Details
-
Improvement
-
Status: Resolved
-
P3
-
Resolution: Not A Problem
-
None
-
None
Description
When attempting to use KafkaIO.Read with DataflowRunner, I have hit a lot of walls. The brokers need to be accessible both locally and from the dataflow runner instances. This means, when using TLS authentication, the keystore/truststore files need to be available locally and on the instances. I programmatically add the files to the pipeline options with
List<String> filesToStage = PipelineResources.detectClassPathResourcesToStage(IndicatorIngest.class.getClassLoader()); filesToStage.add("trust.p12"); filesToStage.add("server.p12");
but even when I do this, the remote file names are different. This means that I need to determine the remote file name myself, like this
PackageAttributes.forFileToStage(new File(filepath), filepath).getDestination().getName();
but that function is package private, so I need to wrap this call with a custom class in org.apache.beam.runners.dataflow.util. When I calculate this filename, I can use it to set the ssl.<thing>.location, but this is the wrong location locally, and it needs to be correct both locally and remotely.

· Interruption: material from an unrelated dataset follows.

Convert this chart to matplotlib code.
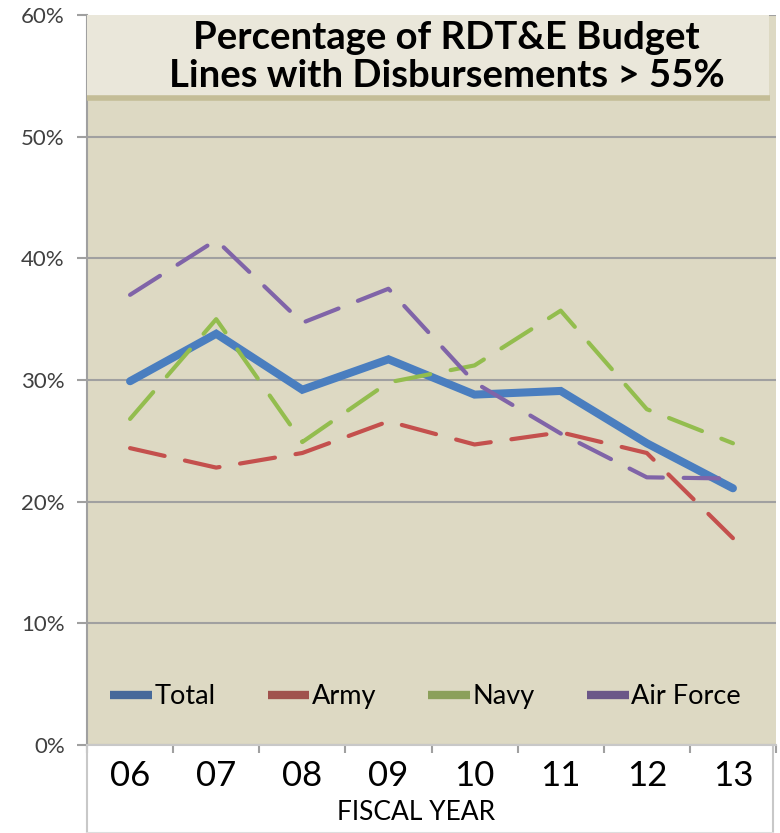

This means in my main I need to calculate the local files remote names, copy them to the local path with the same name, dynamically set the property to this path, and programmatically add these files to be staged so they hopefully have the same name on the worker. KafkaConsumer doesn't seem to provide any other way to specify where to get these keys from.
My question is, I am supposed to be jumping through all these hoops, or am I doing something (or multiple things) completely wrong?